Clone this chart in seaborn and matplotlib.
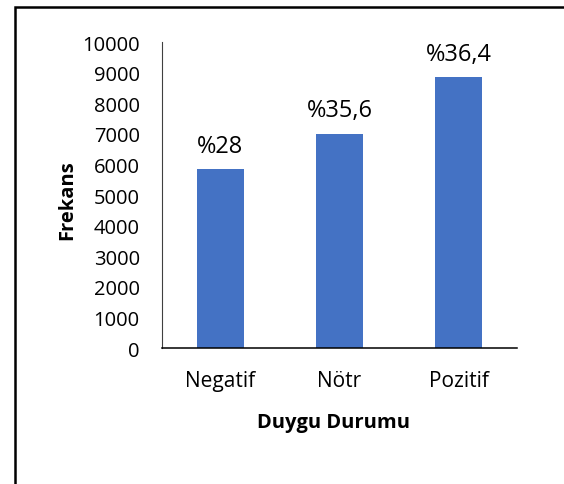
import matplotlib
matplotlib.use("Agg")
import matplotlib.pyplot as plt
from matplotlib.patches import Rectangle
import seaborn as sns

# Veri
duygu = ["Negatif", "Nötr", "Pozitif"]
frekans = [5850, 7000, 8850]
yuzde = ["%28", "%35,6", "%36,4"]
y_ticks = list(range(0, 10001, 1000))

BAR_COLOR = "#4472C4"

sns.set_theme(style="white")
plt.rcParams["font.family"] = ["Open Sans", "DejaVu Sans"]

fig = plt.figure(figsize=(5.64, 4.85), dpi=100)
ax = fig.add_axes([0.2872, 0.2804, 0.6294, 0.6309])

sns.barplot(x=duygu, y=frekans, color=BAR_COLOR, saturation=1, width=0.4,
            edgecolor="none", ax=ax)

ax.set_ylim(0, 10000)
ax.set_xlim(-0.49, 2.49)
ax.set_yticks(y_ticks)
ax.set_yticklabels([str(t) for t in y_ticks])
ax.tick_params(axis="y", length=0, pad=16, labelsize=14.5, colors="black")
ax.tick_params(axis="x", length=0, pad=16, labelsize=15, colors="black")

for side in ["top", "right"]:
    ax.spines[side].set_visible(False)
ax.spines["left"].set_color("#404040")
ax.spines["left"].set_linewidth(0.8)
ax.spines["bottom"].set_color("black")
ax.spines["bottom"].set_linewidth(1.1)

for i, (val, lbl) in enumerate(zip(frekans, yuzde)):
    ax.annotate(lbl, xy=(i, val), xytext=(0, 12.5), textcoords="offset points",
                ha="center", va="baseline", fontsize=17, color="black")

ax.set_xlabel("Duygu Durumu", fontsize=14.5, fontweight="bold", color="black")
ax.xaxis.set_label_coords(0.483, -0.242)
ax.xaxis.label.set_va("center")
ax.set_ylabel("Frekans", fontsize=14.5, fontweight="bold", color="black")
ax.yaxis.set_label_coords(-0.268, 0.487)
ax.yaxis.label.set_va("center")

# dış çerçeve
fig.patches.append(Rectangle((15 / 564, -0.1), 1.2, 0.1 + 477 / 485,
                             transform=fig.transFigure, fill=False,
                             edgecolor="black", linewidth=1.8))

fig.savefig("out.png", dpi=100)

______________________________

WHAT YOU HAVE TO DO: Transcribe the preceding listing in its entirety and with exact wording, leaving out pictures.

SOLUTION:
Clone this chart in seaborn and matplotlib.
import matplotlib
matplotlib.use("Agg")
import matplotlib.pyplot as plt
from matplotlib.patches import Rectangle
import seaborn as sns

# Veri
duygu = ["Negatif", "Nötr", "Pozitif"]
frekans = [5850, 7000, 8850]
yuzde = ["%28", "%35,6", "%36,4"]
y_ticks = list(range(0, 10001, 1000))

BAR_COLOR = "#4472C4"

sns.set_theme(style="white")
plt.rcParams["font.family"] = ["Open Sans", "DejaVu Sans"]

fig = plt.figure(figsize=(5.64, 4.85), dpi=100)
ax = fig.add_axes([0.2872, 0.2804, 0.6294, 0.6309])

sns.barplot(x=duygu, y=frekans, color=BAR_COLOR, saturation=1, width=0.4,
            edgecolor="none", ax=ax)

ax.set_ylim(0, 10000)
ax.set_xlim(-0.49, 2.49)
ax.set_yticks(y_ticks)
ax.set_yticklabels([str(t) for t in y_ticks])
ax.tick_params(axis="y", length=0, pad=16, labelsize=14.5, colors="black")
ax.tick_params(axis="x", length=0, pad=16, labelsize=15, colors="black")

for side in ["top", "right"]:
    ax.spines[side].set_visible(False)
ax.spines["left"].set_color("#404040")
ax.spines["left"].set_linewidth(0.8)
ax.spines["bottom"].set_color("black")
ax.spines["bottom"].set_linewidth(1.1)

for i, (val, lbl) in enumerate(zip(frekans, yuzde)):
    ax.annotate(lbl, xy=(i, val), xytext=(0, 12.5), textcoords="offset points",
                ha="center", va="baseline", fontsize=17, color="black")

ax.set_xlabel("Duygu Durumu", fontsize=14.5, fontweight="bold", color="black")
ax.xaxis.set_label_coords(0.483, -0.242)
ax.xaxis.label.set_va("center")
ax.set_ylabel("Frekans", fontsize=14.5, fontweight="bold", color="black")
ax.yaxis.set_label_coords(-0.268, 0.487)
ax.yaxis.label.set_va("center")

# dış çerçeve
fig.patches.append(Rectangle((15 / 564, -0.1), 1.2, 0.1 + 477 / 485,
                             transform=fig.transFigure, fill=False,
                             edgecolor="black", linewidth=1.8))

fig.savefig("out.png", dpi=100)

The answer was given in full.